The agency placed custom disruptive ads in urban weeklies and commuter newspapers. For example, the front cover of The Grid was converted to a lenticular that turned the 2D medium into a dynamic 3D format with the car, engulfed in flames, appearing to jump out of the front page. And in Metro and Voir, readers were confronted with an image of the car surrounded by “burnt paper” in the middle of the publication, with the following page appearing to have a hole burnt through it.
The campaign helped Subaru turn “wants” into sales. The entire production
line sold out in six months and 50% of the pre-orders for the second run were reserved.
McDonald’s responds to food myths
The internet can be a conductor for myths, so when McDonald’s decided to speak up about the falsehoods around its food being spread online, OMD implemented a digital strategy to combat the negative media attention.
The agency leveraged social, display, mobile and video, placing banner ads with real questions from consumers about the QSR’s food to encourage people to visit the “Our Food. Your Questions.” microsite created by Tribal Worldwide. Each question was answered individually via text, photos and video and placed on the brand’s social media pages and website. The campaign was taken offline and amplified with OOH executions, such as projecting received questions and answers on the sides of buildings, as well as subway dominations and street-level executions.
The brand used television as the story began to spill over onto news stations, aligning McDonald’s TV ads with news segments talking about the campaign, all of which helped drive 1.2 million unique visitors to the microsite.
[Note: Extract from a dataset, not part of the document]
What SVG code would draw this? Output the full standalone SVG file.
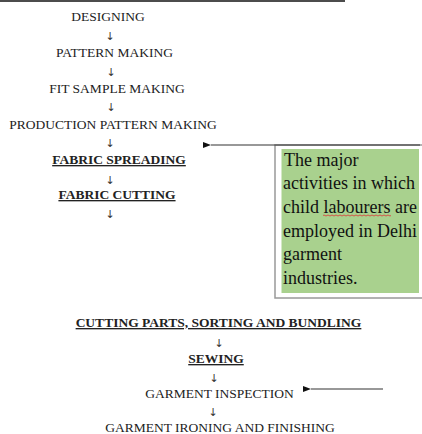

More than 18,400 questions were answered and 6.5 million of those answers were read by visitors to the site.
Lay’s asks Canadians for a flavour
In the spring of 2013, Lay’s asked Canadians to dream up, name and share the chip brand’s next big flavour for the chance to win 1% of its future sales, plus an additional $50,000.
To drum up awareness for its “Do Us a Flavour” program, OMD placed an ad introducing the contest to Canadians during the Super Bowl. The TV placement was also paired with SEO marketing to have the brand own online searches relating to the Super Bowl.
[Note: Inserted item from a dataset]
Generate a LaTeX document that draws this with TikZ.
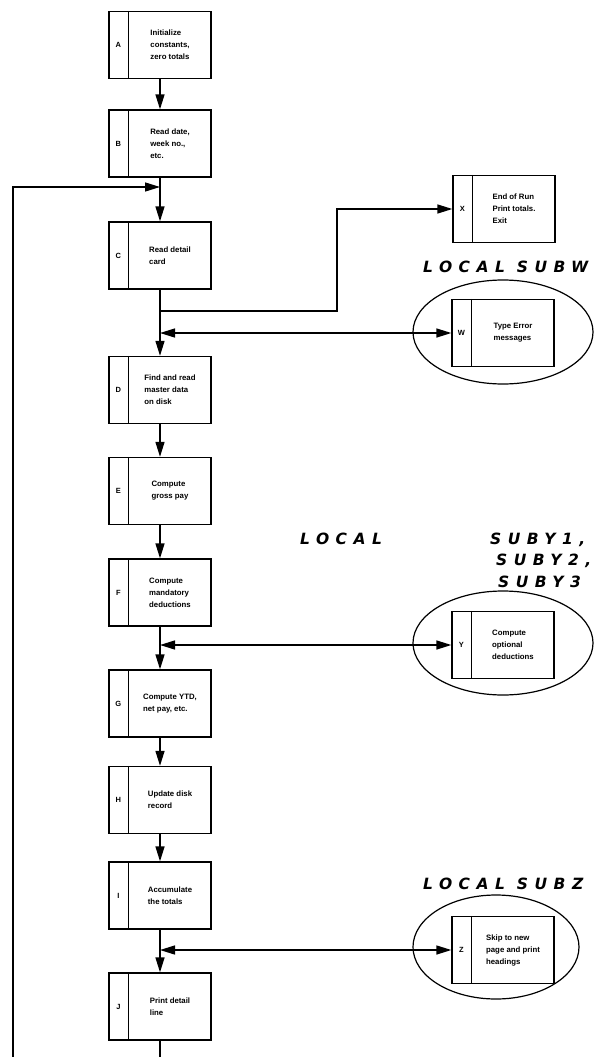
\documentclass[tikz,border=0pt]{standalone}
\usepackage{fontspec}
\setmainfont{Liberation Sans}
\newfontfamily\handfont[LetterSpace=42]{DejaVu Sans}
\usetikzlibrary{arrows.meta,positioning,shapes.geometric,calc}

% one process box: name, letter, x, y, text
\newcommand{\prcbox}[5]{%
  \node[prc] (#1) at (#3,#4) {};
  \draw[prcline] ([xshift=20pt]#1.north west) -- ([xshift=20pt]#1.south west);
  \node[tagtxt] (#1-tag) at ([xshift=10pt]#1.west) {#2};
  \node[prctxt] (#1-txt) at ([xshift=10pt]#1.center) {#5};
}

\begin{document}
\begin{tikzpicture}[x=1pt, y=-1pt, >={Triangle[length=15pt,width=9pt]},
    prc/.style={draw, line width=1.3pt, minimum width=102pt, minimum height=67pt, inner sep=0pt},
    prcline/.style={line width=1.2pt},
    tagtxt/.style={font=\bfseries\fontsize{7.5}{9}\selectfont, inner sep=0pt},
    prctxt/.style={font=\bfseries\fontsize{7.8}{12}\selectfont, align=left, inner sep=0pt},
    flow/.style={line width=1.4pt, ->},
    plain/.style={line width=1.4pt},
    twoway/.style={line width=1.4pt, <->},
    ring/.style={draw, ellipse, line width=1.2pt, inner sep=0pt},
    hand/.style={font=\handfont\bfseries\itshape\fontsize{15.5}{21}\selectfont, inner sep=0pt}]
    \useasboundingbox (0,0) rectangle (598,1057);
    \def\mx{160}    % main column
    \def\sx{503}    % side column

    % Main column
    \prcbox{A}{A}{\mx}{45}{Initialize\\constants,\\zero totals}
    \prcbox{B}{B}{\mx}{143.5}{Read date,\\week no.,\\etc.}
    \prcbox{C}{C}{\mx}{255.5}{Read detail\\card}
    \prcbox{D}{D}{\mx}{390}{Find and read\\master data\\on disk}
    \prcbox{E}{E}{\mx}{491}{Compute\\gross pay}
    \prcbox{F}{F}{\mx}{592.5}{Compute\\mandatory\\deductions}
    \prcbox{G}{G}{\mx}{703.5}{Compute YTD,\\net pay, etc.}
    \prcbox{H}{H}{\mx}{800}{Update disk\\record}
    \prcbox{I}{I}{\mx}{895.5}{Accumulate\\the totals}
    \prcbox{J}{J}{\mx}{1006.5}{Print detail\\line}

    % Side boxes
    \prcbox{X}{X}{504}{209}{End of Run\\Print totals.\\Exit}
    \node[ring, minimum width=180pt, minimum height=104pt] (Wring) at (503,332) {};
    \prcbox{W}{W}{\sx}{333}{Type Error\\messages}
    \node[ring, minimum width=180pt, minimum height=104pt] (Yring) at (503,643) {};
    \prcbox{Y}{Y}{\sx}{645}{Compute\\optional\\deductions}
    \node[ring, minimum width=166pt, minimum height=104pt] (Zring) at (496,947) {};
    \prcbox{Z}{Z}{\sx}{950}{Skip to new\\page and print\\headings}

    % Local subroutine labels
    \node[hand, anchor=base west] (subw) at (423,272) {LOCAL\hspace{12pt}SUBW};
    \node[hand, anchor=base west] (suby0) at (300,544) {LOCAL};
    \node[hand, anchor=base west] (suby1) at (490,544) {SUBY1,};
    \node[hand, anchor=base west] (suby2) at (496,565) {SUBY2,};
    \node[hand, anchor=base west] (suby3) at (498,587) {SUBY3};
    \node[hand, anchor=base west] (subz) at (423,889) {LOCAL\hspace{12pt}SUBZ};

    % Junctions on the main line
    \coordinate (loopIn) at (\mx,187);
    \coordinate (loopFoot) at (13,1057);
    \coordinate (jFoot) at (\mx,1057);
    \coordinate (xOut) at (\mx,311);
    \coordinate (xBend) at (337,311);

    % Main flow
    \draw[flow] (A.south) -- (B.north);
    \draw[flow] (B.south) -- (C.north);
    \draw[flow] (C.south) -- (D.north);
    \draw[flow] (D.south) -- (E.north);
    \draw[flow] (E.south) -- (F.north);
    \draw[flow] (F.south) -- (G.north);
    \draw[flow] (G.south) -- (H.north);
    \draw[flow] (H.south) -- (I.north);
    \draw[flow] (I.south) -- (J.north);
    \draw[plain] (J.south) -- (jFoot);

    % Loop back from the next page
    \draw[flow] (loopFoot) |- (loopIn);

    % End of run
    \draw[flow] (xOut) -- (xBend) |- (X.west);

    % Calls to local subroutines
    \draw[twoway] (W.west -| C.south) -- (W.west);
    \draw[twoway] (Y.west -| F.south) -- (Y.west);
    \draw[twoway] (Z.west -| I.south) -- (Z.west);
\end{tikzpicture}
\end{document}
The program relied on consumers promoting and sharing their chip creation using the brand’s custom Facebook app. Social ads were personalized for each chip and optimized by region, and the agency worked with the social media site to have the “like” button on the Lay’s newsfeed replaced with “I’d Eat This” – a Facebook Canada first.
Comedian Martin Short was chosen to be the program’s spokesperson and was featured in TV spots rallying Canadians to participate by creating their own flavour or voting for their favourite. Television ads ran adjacent to interview spots with celebrity hosts (for shows such as Canada AM and ET Canada) talking about their own flavour creations.
Final results surpassed the brand’s objectives by 245%, with more than 633,000 flavours created by Canadians.